=== Raw data ===
******

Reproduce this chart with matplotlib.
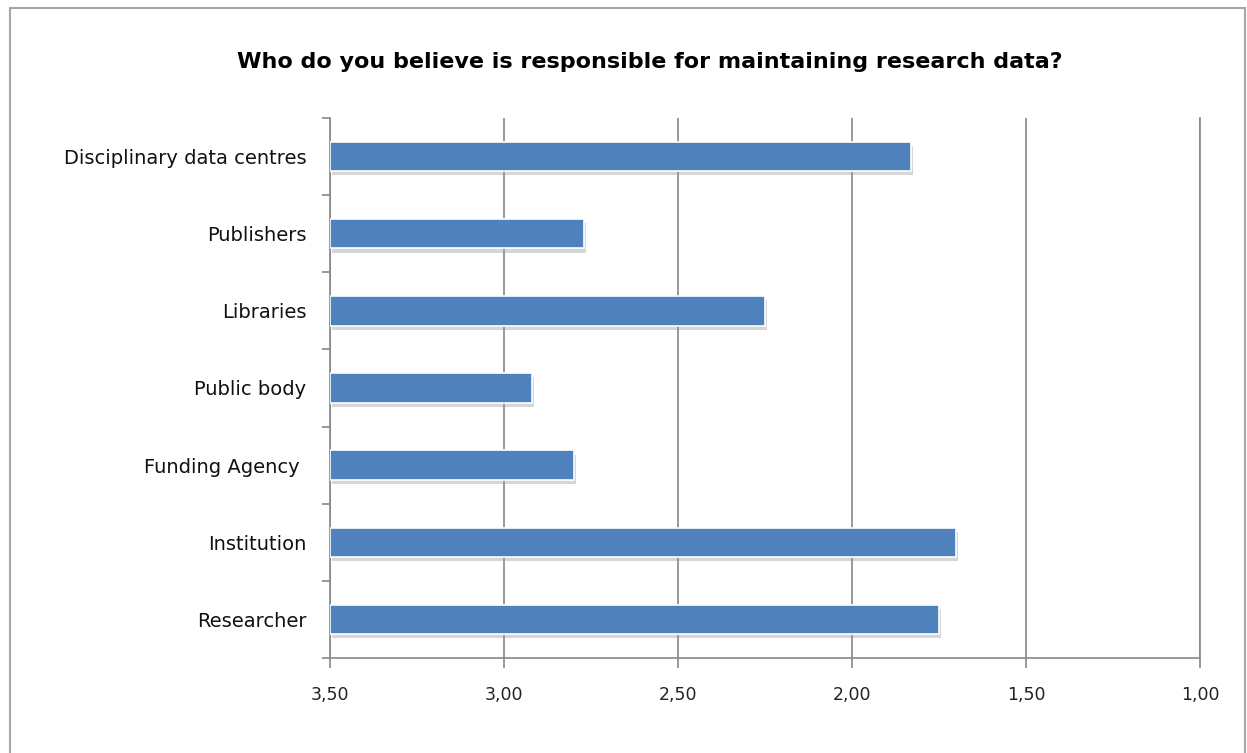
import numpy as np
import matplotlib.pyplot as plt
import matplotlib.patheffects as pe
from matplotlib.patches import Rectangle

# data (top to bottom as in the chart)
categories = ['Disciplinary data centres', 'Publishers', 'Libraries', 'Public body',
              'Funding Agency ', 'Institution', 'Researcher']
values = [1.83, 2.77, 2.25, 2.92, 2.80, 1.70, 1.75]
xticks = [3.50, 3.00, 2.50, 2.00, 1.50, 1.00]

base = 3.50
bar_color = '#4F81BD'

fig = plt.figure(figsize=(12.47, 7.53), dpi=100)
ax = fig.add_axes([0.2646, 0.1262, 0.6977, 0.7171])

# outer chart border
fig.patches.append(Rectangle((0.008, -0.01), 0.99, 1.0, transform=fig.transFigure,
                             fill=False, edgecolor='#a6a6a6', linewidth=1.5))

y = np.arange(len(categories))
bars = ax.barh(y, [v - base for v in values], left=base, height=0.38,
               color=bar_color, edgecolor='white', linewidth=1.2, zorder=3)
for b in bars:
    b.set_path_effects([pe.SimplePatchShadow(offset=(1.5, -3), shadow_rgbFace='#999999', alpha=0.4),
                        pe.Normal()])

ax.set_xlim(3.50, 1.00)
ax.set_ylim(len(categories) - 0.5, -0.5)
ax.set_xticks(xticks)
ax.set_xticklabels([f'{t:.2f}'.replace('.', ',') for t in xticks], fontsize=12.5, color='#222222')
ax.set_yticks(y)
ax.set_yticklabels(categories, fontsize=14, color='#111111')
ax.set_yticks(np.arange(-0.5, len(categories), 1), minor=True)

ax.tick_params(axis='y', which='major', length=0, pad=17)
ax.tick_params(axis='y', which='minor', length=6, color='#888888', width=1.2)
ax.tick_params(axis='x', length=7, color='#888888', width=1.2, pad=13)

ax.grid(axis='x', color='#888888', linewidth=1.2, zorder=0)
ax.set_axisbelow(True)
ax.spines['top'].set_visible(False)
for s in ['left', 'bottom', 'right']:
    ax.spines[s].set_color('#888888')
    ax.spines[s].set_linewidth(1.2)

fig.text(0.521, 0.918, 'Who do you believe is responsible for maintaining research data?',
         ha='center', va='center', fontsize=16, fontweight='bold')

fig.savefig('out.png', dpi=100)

******

=== Exercise aim ===
From the first line above down to the line with "ax.spines[s].set_linewidth(1.2)", reproduce every line and no others, omitting pictures.

=== Full response ===
Reproduce this chart with matplotlib.
import numpy as np
import matplotlib.pyplot as plt
import matplotlib.patheffects as pe
from matplotlib.patches import Rectangle

# data (top to bottom as in the chart)
categories = ['Disciplinary data centres', 'Publishers', 'Libraries', 'Public body',
              'Funding Agency ', 'Institution', 'Researcher']
values = [1.83, 2.77, 2.25, 2.92, 2.80, 1.70, 1.75]
xticks = [3.50, 3.00, 2.50, 2.00, 1.50, 1.00]

base = 3.50
bar_color = '#4F81BD'

fig = plt.figure(figsize=(12.47, 7.53), dpi=100)
ax = fig.add_axes([0.2646, 0.1262, 0.6977, 0.7171])

# outer chart border
fig.patches.append(Rectangle((0.008, -0.01), 0.99, 1.0, transform=fig.transFigure,
                             fill=False, edgecolor='#a6a6a6', linewidth=1.5))

y = np.arange(len(categories))
bars = ax.barh(y, [v - base for v in values], left=base, height=0.38,
               color=bar_color, edgecolor='white', linewidth=1.2, zorder=3)
for b in bars:
    b.set_path_effects([pe.SimplePatchShadow(offset=(1.5, -3), shadow_rgbFace='#999999', alpha=0.4),
                        pe.Normal()])

ax.set_xlim(3.50, 1.00)
ax.set_ylim(len(categories) - 0.5, -0.5)
ax.set_xticks(xticks)
ax.set_xticklabels([f'{t:.2f}'.replace('.', ',') for t in xticks], fontsize=12.5, color='#222222')
ax.set_yticks(y)
ax.set_yticklabels(categories, fontsize=14, color='#111111')
ax.set_yticks(np.arange(-0.5, len(categories), 1), minor=True)

ax.tick_params(axis='y', which='major', length=0, pad=17)
ax.tick_params(axis='y', which='minor', length=6, color='#888888', width=1.2)
ax.tick_params(axis='x', length=7, color='#888888', width=1.2, pad=13)

ax.grid(axis='x', color='#888888', linewidth=1.2, zorder=0)
ax.set_axisbelow(True)
ax.spines['top'].set_visible(False)
for s in ['left', 'bottom', 'right']:
    ax.spines[s].set_color('#888888')
    ax.spines[s].set_linewidth(1.2)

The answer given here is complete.